Hood and his wife, Elizabeth, had 11 children. One of their sons, Washington Hood, was a West Point graduate and captain in the Army Corps of Engineers. He was involved in plotting state lines in the midwestern territories and worked alongside Robert E. Lee, who later became the commanding Confederate general during the Civil War.

"As fate would have it, he ended up passing away from yellow fever," Schumacher said. "His parents had his body shipped back to the Hood Mansion, and they had him buried and erected a monument in his honor."

Members of the Hood family occupied the mansion as a summer home until the 1940s. It was then maintained by a series of caretakers who lived at the property until it was auctioned off in the 1980s. A plan for a golf course never got off the ground. The new owners rented the home out until the property was purchased by Boyd Gaming — the owner of Valley Forge Casino — for about $17 million in the early 2000s.

Because the land has been subdivided, tracing its recent history in Montgomery County property records reveals only a patchwork of information, including nominal transactions that hide its value. When real estate prices surged in 2020, Boyd Gaming sold the property to a developer out of Reading. That developer had considered subdividing and donating the mansion to Limerick to have it restored, but when an apartment project fell through, the property was sold again to its current owner for the warehouse project.

At a hearing in September, the Eastern Pennsylvania Preservation Society attempted to slow down the development timeline. The township asked the Brooklyn-based developer to grant the nonprofit access to the mansion. Schumacher and his team visited it a few weeks ago and reasoned with the developer about a solution that would allow for the home to be relocated.

"Originally, he said no," Schumacher said. "Then he came back and said, 'OK, if you can get somebody to take it off the property, I don't have to be involved. I don't have to pay anything, then they can have it.' He didn't give us an actual timeline. When I asked him straight out, he said he wasn't sure, but he wanted it done soon."

Estimates Schumacher received from contractors indicated that moving the house as-is would take one to two months, at a minimum. Dismantling to have it rebuilt elsewhere would be a more complicated and lengthy process.

Having the mansion removed from the property appears to be the only recourse left to save it. Although the home was deemed eligible for the National Register of Historic Places — which elevates consideration for protection against development — the nomination of the Hood Mansion didn't make the cut. The current developer paid a firm to finish the partially completed nomination, and Schumacher believes it was denied because the case was framed around the home's architectural significance instead of the Hood family's story and the link to the Underground Railroad. The home also is not protected by the Pennsylvania Historical & Museum Commission.

"It's just that so much of the interior elements have been vandalized so heavily and are missing that now it becomes, in its current state, not as architecturally significant as it was when it was built," Schumacher said.

The good news is that there has been some interest from people potentially willing to relocate the mansion.

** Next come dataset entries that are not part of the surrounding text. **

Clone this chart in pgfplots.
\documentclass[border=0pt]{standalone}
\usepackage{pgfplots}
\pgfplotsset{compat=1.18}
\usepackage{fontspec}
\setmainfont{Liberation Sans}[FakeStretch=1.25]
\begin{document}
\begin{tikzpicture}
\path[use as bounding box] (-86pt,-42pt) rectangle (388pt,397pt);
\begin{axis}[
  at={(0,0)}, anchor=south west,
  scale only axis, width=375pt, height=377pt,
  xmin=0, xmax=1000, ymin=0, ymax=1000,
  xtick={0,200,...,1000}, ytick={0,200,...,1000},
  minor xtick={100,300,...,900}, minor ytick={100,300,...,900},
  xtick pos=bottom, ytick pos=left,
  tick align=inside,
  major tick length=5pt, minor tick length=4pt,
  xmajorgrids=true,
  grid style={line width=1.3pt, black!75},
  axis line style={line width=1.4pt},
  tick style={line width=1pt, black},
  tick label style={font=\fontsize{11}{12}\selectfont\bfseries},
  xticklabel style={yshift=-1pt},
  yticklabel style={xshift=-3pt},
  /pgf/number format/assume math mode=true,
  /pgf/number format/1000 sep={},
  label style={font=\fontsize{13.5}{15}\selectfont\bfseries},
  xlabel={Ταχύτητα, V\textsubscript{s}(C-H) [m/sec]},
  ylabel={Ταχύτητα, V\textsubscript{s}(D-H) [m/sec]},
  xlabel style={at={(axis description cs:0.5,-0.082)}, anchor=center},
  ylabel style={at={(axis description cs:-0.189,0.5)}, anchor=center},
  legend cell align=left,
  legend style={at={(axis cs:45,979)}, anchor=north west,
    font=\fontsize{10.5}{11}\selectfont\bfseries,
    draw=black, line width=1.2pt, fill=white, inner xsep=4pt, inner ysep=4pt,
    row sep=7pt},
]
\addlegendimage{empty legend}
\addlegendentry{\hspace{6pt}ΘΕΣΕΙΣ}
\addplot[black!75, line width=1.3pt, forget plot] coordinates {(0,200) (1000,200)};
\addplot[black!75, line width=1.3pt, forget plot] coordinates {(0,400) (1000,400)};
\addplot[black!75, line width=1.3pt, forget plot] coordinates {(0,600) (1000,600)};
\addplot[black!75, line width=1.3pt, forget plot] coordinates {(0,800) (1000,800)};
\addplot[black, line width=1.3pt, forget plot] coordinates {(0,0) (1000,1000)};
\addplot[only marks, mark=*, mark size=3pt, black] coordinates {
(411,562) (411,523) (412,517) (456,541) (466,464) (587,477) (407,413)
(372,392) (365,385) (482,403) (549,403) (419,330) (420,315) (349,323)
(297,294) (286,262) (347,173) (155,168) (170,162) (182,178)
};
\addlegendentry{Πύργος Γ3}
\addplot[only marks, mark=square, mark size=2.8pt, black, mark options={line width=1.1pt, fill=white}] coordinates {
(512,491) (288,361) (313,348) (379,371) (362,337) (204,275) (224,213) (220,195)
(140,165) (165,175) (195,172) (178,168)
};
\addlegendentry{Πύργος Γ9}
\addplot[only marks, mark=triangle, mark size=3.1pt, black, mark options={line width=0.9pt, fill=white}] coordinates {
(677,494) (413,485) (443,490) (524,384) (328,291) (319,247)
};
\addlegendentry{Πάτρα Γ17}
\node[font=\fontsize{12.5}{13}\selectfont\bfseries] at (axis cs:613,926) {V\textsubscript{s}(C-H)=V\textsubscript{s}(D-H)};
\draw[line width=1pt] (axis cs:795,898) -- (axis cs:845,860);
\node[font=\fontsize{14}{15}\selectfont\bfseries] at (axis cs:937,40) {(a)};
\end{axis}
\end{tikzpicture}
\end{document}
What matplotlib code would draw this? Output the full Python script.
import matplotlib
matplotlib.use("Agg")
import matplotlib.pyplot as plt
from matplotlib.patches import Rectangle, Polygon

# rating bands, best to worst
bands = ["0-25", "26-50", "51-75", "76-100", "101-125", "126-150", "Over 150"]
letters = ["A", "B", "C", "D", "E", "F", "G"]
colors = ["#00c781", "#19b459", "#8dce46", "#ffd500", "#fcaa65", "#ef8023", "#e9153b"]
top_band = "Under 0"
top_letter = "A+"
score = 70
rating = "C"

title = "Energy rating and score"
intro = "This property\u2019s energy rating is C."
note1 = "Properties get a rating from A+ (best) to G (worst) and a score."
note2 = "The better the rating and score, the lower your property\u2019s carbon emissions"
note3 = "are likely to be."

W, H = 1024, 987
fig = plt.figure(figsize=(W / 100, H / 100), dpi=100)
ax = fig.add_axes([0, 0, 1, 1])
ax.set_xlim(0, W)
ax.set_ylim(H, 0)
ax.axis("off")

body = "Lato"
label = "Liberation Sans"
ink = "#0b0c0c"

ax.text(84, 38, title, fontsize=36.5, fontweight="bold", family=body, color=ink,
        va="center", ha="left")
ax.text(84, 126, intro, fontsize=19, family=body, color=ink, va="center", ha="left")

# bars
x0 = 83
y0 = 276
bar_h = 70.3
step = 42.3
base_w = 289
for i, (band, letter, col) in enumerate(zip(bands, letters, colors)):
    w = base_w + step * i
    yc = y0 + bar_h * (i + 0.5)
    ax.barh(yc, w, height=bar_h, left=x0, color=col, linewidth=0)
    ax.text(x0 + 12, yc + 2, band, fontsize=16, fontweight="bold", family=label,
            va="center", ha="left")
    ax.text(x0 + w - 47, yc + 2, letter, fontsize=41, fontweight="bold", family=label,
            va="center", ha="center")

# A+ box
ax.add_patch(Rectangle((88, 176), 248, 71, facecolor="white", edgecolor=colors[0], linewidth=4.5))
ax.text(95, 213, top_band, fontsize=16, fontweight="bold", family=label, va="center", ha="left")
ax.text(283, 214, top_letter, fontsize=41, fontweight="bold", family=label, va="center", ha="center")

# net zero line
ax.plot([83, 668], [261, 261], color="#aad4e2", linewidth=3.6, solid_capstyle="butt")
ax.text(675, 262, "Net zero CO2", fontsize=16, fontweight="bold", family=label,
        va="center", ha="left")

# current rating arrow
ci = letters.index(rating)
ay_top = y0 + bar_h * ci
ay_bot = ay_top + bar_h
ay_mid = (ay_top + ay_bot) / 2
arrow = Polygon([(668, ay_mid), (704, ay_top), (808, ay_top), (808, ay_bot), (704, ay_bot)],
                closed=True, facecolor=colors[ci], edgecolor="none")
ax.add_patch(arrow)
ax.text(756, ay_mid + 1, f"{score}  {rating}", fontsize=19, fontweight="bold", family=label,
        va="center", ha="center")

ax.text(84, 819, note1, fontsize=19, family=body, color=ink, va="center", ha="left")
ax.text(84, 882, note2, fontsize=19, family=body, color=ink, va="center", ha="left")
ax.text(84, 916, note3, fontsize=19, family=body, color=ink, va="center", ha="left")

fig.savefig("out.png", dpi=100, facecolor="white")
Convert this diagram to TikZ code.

"We had a semi-serious party that was going to disassemble the house and move it to Chadds Ford," Schumacher said. "Unfortunately, the prices just came back too steep and they weren't able to make it work."

In addition to his role at the preservation nonprofit, Schumacher serves as the site manager of Linwood Estate, the sprawling Gilded Age mansion in Elkins Park that's on track for a major restoration project.

Schumacher is keeping hope alive that someone will step in to save the Hood family mansion from the wrecking ball before it's too late.

"The lesson that we're trying to communicate is that if more people would have said something sooner, or if we had better preservation laws in this country, developers wouldn't be able to purchase historic properties like this and just let them sit. We would be able to do more. There is so little that any historical society or preservation society can do to stop this that it becomes almost impossible."